We ended up fixing this by setting GOOGLE_APPLICATION_CREDENTIALS="/dev/null" which short-circuits that function and returns an error causing the google keychain to fallback to anonymous.
sorry for not posting yesterday already. I was contacting gitlab to make sure it is ok for me to write this message publicly, but now that the cat is out of the bag I must say it's quite hilarious. kaniko does what it is supposed to do perfectly well in this case :smile:.
Luckily the access token it receives can't be used for much, ie. downloading images doesn't work :rofl:. I tried to write the issue report into their logging system but got stuck because I couldn't guess their logstream name :rofl:.
I think we can still improve the situation out of the box for users. The fundamental problem is that if authentication works and a token is received it is of course used, but if the permissions on the token don't allow image pulling we simply give up. we never try to run without token as a fallback. Even better, when we first request the token we should already set the correct scope, then it should be denied and everything should work as expected.
I agree the situation can be improved. Currently the list of credential sources is hardcoded. Could that be a flag instead so it could be customized if you don't need specific ones, like Google, for example?

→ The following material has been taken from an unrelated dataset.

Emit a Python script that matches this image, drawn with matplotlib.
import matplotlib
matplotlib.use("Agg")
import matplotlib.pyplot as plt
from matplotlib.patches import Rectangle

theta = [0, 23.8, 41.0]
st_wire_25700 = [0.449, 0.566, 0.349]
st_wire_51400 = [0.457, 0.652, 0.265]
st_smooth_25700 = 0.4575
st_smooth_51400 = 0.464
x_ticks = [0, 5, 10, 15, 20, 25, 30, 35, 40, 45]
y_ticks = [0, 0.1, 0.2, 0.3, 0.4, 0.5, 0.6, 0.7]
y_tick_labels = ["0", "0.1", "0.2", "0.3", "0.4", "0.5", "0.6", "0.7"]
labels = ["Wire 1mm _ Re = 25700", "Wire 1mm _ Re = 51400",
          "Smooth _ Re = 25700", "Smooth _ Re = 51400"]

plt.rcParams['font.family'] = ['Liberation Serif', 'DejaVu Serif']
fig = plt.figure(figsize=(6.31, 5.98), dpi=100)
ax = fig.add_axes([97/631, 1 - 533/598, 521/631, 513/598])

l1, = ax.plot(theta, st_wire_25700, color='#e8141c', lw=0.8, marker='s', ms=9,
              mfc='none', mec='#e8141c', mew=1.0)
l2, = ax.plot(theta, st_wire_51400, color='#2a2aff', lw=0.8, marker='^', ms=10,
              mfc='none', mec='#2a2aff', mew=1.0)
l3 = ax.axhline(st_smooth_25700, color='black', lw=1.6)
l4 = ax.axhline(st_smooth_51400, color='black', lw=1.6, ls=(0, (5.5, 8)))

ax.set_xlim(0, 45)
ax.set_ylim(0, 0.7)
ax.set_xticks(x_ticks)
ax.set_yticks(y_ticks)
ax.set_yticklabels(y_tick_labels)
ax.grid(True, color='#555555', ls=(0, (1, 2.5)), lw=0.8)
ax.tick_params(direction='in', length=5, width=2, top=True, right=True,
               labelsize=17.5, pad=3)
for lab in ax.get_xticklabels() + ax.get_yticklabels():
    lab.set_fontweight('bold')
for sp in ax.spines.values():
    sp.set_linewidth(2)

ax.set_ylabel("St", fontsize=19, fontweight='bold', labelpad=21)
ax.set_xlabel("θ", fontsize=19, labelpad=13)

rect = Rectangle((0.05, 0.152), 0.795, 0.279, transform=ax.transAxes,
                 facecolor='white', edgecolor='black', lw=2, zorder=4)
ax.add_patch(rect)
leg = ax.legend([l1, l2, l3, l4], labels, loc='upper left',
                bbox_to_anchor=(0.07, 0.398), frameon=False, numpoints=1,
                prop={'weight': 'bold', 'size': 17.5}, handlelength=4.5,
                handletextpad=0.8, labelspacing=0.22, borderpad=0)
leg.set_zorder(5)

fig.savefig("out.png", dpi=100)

At the moment, what is the best recommended workaround for this? It should probably be added to the other bug and added to the documentation on gitlab while this continues. Using the public GCR would likely be a very common application case.
Good morning,
I did not yet receive an explicit ok from gitlab, but so far they said they are not concerned, so I think you're right it's due time to inform the other channel. I think @jameshartig's solution is the neatest so far as adding the feature flag impacts a lot more than just this bug, at least it also takes way longer to start a runner on their side (hence no default).
I agree the situation can be improved. Currently the list of credential sources is hardcoded. Could that be a flag instead so it could be customized if you don't need specific ones, like Google, for example?
in fear of repeating myself:
That's the downside of doing things implicitly, it works out of the box until it doesn't, and then everybody gets confused.
But I think even though the change would be easy it would be very difficult to get it in as it breaks both the user interface and philosophy.
I would agree that implicit is a bad idea. A good documentation that explains how this happens would be the preferred choice from my perspective. Otherwise, when you start trying to understand how it does something you end up with a question. So how does that even work? The behaviour becomes counterintuitive.
I think the default could be what is hardcoded now to not make it more complicated for anyone who is fine with the current keychain. Something like --cred-sources with a default value of "google,ecr,acr,gitlab".